DETROIT — UAW members from General Motors’ U.S. plants have been on strike for nineteen days as GM-UAW contract negotiations drag on. In divisive bargaining that has pit the rank and file against the corporate auto giant, there may be one thing that all sides could agree on: a UAW-GM Center for Human Resources overhaul.
While everyone would seem to favor training of workers, it’s entirely possible that major changes will come to the Detroit training center.
Union leaders have been embroiled in an ongoing federal corruption probe over the past two years.
Last month, Michael Grimes was the first GM-UAW official charged. He was an official in the union’s General Motors department before his retirement in July 2018. On Sept. 4, he pleaded guilty to wire fraud and money laundering.
Joe Ashton, former UAW vice president who led the GM department from 2010 to 2014, may also have ties to the scandal. His time running the GM department matches prosecutors’ descriptions of a senior official who allegedly took kickbacks, colluding with Grimes. Ashton became the first representative of the union to join GM’s board in 2014. He resigned in 2017 amid the federal probe into the training centers jointly overseen by representatives of the union and Detroit automakers.
And on Oct. 22, Jeffery Pietrzyk, Ashton’s former assistant, is expected to plead guilty for receiving $123,000 through an alleged conspiracy with other union officials to take bribes and kickbacks related to vendor contracts for watches, backpacks, jackets and other items.

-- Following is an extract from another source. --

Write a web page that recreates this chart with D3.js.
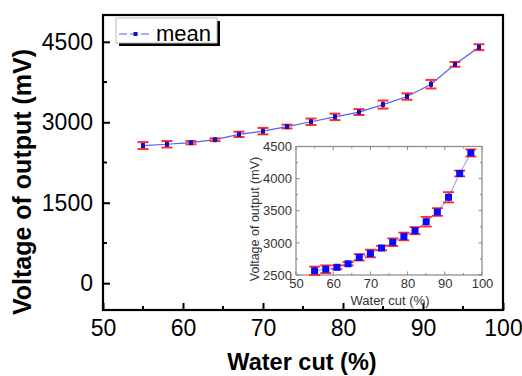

Workers on the picket lines over the past nearly three weeks have made it clear that corruption among the top ranks of leadership should be separate from labor contract negotiations. And they are two distinct issues. Still, the corruption at the top isn’t easily forgotten, and as former UAW leaders are indicted while current leaders negotiate, a cloud hangs over the talks.

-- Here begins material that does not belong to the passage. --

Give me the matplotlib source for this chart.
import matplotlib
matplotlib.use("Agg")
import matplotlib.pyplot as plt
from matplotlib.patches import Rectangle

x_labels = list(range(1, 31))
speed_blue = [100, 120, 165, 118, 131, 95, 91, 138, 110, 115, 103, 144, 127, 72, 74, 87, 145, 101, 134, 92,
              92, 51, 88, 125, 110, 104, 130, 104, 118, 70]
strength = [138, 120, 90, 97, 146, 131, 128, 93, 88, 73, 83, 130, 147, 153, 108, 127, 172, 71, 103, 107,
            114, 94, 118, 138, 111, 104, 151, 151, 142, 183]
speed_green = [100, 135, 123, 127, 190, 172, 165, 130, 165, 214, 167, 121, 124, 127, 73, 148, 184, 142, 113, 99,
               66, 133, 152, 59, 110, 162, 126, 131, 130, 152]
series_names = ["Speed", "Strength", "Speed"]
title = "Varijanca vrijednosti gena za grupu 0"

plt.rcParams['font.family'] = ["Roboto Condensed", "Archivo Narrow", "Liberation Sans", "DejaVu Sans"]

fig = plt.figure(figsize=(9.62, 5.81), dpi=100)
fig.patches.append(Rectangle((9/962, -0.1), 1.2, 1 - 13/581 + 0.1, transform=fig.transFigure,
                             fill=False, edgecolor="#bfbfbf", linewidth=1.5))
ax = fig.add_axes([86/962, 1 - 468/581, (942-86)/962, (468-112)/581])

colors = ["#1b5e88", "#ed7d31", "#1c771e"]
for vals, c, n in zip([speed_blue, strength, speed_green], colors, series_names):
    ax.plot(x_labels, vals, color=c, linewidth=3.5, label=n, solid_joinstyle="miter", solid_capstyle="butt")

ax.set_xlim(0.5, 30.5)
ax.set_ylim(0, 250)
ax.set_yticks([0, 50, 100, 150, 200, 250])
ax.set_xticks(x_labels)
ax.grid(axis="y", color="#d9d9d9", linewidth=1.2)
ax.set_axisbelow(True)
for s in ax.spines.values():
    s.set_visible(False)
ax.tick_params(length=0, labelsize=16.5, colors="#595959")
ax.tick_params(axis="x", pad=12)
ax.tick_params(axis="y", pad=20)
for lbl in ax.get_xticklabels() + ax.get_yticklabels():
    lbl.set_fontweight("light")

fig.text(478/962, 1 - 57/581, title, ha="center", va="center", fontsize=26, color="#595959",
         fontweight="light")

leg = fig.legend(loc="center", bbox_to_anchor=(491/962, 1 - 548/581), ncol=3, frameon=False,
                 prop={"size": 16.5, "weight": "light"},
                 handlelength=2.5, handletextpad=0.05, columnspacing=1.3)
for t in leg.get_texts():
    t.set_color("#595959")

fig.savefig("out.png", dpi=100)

“There is a lot of people that doubt our leadership because of the stuff that’s in the news,” a worker on the picket line outside of the Detroit-Hamtramck assembly plant said last week. “We want to believe in our leadership and believe they are doing right by us.”

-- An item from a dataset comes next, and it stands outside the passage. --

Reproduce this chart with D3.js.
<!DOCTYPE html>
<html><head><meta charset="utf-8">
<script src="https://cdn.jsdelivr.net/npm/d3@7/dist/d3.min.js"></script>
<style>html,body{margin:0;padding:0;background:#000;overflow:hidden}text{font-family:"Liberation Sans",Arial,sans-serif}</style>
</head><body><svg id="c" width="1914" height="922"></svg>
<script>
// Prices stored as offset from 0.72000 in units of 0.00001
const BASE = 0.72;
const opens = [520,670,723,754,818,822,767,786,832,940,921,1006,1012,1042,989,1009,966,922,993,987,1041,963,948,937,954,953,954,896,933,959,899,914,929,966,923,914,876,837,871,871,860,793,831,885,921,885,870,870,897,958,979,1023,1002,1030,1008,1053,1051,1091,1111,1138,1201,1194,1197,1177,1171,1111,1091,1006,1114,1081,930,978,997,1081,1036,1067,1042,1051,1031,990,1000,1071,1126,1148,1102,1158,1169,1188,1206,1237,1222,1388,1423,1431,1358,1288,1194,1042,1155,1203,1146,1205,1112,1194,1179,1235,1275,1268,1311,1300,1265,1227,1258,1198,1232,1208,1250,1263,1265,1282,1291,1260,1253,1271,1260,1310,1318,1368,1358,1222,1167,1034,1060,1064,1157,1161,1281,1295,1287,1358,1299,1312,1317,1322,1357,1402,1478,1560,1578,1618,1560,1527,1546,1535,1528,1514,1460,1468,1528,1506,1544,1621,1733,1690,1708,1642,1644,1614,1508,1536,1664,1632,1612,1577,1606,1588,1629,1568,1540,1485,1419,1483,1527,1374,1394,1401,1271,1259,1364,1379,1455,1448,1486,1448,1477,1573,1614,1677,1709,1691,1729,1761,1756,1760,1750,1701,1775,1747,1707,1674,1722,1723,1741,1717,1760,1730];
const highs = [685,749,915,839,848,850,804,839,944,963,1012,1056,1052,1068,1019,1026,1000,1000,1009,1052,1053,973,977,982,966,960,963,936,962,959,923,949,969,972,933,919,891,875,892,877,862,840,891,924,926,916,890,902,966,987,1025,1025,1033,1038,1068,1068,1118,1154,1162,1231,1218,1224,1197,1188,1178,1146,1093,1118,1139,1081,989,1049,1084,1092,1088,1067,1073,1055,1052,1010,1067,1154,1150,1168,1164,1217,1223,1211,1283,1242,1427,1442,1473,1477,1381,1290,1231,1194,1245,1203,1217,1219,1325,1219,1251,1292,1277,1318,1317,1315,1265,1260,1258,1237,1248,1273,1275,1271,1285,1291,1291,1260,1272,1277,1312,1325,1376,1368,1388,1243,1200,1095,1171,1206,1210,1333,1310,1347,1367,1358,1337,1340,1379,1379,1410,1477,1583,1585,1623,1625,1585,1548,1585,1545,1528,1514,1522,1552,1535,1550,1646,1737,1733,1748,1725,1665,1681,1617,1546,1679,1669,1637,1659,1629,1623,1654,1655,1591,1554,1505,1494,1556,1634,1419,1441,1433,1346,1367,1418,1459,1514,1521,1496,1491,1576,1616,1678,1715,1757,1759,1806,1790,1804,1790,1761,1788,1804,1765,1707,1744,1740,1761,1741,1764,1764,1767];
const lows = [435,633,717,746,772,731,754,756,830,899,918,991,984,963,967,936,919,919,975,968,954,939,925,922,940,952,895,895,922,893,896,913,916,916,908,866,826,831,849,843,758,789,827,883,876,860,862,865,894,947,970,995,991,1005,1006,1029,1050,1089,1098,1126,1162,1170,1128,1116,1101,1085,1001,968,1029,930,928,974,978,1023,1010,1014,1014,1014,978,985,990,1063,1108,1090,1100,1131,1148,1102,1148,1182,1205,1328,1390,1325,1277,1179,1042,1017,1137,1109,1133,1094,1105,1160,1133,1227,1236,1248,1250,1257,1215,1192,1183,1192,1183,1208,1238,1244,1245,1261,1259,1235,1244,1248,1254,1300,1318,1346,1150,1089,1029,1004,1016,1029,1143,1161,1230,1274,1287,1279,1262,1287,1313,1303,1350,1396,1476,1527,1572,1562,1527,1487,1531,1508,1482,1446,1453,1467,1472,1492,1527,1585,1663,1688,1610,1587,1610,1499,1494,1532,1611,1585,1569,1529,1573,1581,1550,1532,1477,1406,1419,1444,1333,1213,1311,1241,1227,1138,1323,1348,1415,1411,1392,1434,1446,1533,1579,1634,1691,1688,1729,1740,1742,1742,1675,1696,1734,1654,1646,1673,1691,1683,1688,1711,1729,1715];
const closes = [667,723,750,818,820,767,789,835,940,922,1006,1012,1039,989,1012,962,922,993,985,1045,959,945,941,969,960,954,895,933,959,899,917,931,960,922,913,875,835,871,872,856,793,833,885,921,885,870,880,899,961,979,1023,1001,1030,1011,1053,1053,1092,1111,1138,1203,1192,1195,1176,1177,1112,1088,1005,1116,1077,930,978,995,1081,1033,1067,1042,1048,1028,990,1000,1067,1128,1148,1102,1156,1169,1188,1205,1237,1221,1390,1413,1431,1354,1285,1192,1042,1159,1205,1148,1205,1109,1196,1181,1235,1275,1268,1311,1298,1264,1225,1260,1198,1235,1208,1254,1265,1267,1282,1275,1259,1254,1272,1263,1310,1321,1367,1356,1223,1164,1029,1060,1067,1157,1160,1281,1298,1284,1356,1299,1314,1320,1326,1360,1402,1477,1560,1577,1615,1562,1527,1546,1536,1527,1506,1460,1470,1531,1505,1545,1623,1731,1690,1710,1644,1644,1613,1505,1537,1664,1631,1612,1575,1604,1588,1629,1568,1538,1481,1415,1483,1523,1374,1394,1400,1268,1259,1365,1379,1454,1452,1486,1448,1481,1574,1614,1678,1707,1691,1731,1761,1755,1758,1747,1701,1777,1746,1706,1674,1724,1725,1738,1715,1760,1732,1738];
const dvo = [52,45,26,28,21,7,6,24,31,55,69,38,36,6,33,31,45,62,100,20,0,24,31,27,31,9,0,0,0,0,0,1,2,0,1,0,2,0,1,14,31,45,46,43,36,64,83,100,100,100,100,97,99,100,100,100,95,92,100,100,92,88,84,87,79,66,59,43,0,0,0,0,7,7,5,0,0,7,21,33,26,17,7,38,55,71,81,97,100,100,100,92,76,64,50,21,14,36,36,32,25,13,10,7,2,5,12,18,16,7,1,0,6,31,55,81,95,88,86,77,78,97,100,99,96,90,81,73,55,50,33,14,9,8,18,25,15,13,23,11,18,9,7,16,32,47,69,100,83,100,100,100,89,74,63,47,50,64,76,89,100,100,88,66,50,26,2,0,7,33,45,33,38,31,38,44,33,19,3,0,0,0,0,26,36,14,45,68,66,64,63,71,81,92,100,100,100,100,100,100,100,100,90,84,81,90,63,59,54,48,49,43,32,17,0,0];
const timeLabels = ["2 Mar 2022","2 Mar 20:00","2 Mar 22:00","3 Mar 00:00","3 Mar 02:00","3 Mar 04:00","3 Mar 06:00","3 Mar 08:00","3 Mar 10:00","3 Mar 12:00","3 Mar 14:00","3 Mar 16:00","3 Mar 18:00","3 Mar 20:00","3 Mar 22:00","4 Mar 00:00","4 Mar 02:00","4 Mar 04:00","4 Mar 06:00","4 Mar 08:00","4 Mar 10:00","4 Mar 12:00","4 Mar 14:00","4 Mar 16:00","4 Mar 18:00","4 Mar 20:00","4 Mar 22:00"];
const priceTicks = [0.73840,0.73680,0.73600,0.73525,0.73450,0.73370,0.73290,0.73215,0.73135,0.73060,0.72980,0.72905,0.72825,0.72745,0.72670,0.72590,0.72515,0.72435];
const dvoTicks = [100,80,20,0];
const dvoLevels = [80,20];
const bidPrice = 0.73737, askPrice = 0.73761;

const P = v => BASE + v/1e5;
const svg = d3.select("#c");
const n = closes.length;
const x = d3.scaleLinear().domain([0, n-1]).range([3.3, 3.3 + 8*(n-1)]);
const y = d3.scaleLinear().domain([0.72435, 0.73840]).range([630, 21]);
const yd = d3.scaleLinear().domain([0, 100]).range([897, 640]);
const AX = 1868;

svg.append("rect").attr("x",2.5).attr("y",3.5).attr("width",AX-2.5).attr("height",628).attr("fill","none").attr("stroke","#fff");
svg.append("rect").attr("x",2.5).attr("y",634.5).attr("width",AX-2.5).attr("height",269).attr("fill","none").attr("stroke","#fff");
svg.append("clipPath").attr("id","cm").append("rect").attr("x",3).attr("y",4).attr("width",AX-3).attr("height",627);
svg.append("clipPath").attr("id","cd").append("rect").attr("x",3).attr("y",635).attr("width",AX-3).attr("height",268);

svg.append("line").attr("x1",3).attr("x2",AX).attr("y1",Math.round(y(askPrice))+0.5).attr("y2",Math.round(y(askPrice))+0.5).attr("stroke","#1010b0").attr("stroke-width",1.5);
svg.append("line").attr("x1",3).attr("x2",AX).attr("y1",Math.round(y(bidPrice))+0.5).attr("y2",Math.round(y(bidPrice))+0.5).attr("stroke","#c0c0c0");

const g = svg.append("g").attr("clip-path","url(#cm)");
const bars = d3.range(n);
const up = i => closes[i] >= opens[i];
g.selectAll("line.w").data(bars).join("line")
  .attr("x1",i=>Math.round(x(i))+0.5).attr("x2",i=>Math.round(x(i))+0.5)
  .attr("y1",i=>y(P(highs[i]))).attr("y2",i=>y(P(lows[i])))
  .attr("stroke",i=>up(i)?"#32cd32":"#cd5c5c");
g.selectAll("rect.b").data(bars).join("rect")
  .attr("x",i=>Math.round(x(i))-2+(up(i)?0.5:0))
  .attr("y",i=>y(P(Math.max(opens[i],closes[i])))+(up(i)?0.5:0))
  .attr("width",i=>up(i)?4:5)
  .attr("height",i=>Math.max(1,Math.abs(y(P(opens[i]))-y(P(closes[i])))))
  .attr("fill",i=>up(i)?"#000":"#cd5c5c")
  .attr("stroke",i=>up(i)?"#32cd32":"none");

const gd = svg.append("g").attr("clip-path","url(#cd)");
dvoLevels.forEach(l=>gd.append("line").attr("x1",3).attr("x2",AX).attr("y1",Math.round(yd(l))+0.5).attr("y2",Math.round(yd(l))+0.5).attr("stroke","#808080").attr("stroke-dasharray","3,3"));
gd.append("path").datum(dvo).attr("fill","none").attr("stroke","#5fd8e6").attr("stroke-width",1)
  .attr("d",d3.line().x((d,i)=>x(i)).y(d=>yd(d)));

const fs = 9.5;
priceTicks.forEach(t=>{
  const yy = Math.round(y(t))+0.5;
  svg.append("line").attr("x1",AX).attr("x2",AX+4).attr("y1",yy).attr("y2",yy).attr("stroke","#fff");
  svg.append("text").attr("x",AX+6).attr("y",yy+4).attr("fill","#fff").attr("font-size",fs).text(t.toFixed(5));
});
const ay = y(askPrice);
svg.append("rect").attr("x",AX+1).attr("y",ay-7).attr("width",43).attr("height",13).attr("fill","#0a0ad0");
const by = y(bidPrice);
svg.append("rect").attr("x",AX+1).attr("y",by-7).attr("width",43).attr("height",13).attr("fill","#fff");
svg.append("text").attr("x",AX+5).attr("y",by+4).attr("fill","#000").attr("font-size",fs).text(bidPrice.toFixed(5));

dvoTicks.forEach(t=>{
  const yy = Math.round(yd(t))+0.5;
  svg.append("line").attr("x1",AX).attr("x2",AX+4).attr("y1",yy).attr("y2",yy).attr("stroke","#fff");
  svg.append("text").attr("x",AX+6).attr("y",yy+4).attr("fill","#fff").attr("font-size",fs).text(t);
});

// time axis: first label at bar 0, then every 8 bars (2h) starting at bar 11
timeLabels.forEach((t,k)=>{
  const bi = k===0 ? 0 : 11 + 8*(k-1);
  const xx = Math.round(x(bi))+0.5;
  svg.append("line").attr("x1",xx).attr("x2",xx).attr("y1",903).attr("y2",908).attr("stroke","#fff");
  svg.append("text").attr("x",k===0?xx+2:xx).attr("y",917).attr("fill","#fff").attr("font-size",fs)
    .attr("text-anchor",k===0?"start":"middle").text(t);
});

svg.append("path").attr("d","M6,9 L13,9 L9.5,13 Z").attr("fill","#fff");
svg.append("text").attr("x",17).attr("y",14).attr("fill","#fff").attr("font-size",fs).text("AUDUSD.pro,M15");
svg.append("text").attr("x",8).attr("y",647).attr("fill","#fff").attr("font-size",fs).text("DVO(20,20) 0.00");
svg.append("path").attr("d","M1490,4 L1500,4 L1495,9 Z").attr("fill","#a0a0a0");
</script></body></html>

Labor experts have said that the future of the center was expected to be a topic at the bargaining table, and employees from the plants who had been assigned to work at the training center were told to report to their plants — not the center — after the labor contract is ratified, according to multiple people affiliated with the union.
This year’s negotiations are being held at the Renaissance Center, home to GM’s headquarters, not the Center for Human Resources, where they’ve been in some past years.
The Center for Human Resources, built in 2000, sits in Detroit’s Rivertown neighborhood. The 420,000-square-foot building is lined with windows overlooking the Detroit River, and its massive campus is surrounded by red brick buildings.
It’s prime real estate that the union and GM could sell, investing the money into new training programs or other worker benefits.
Selling, re-staffing or even shutting down the operation could be a sign of goodwill by GM and the UAW after leaders stole from union members.
In the midst of contentious bargaining, making changes to a center that was used to betray union members could be the first step to — as the worker in Detroit-Hamtramck said — doing right by the members the UAW and GM count on.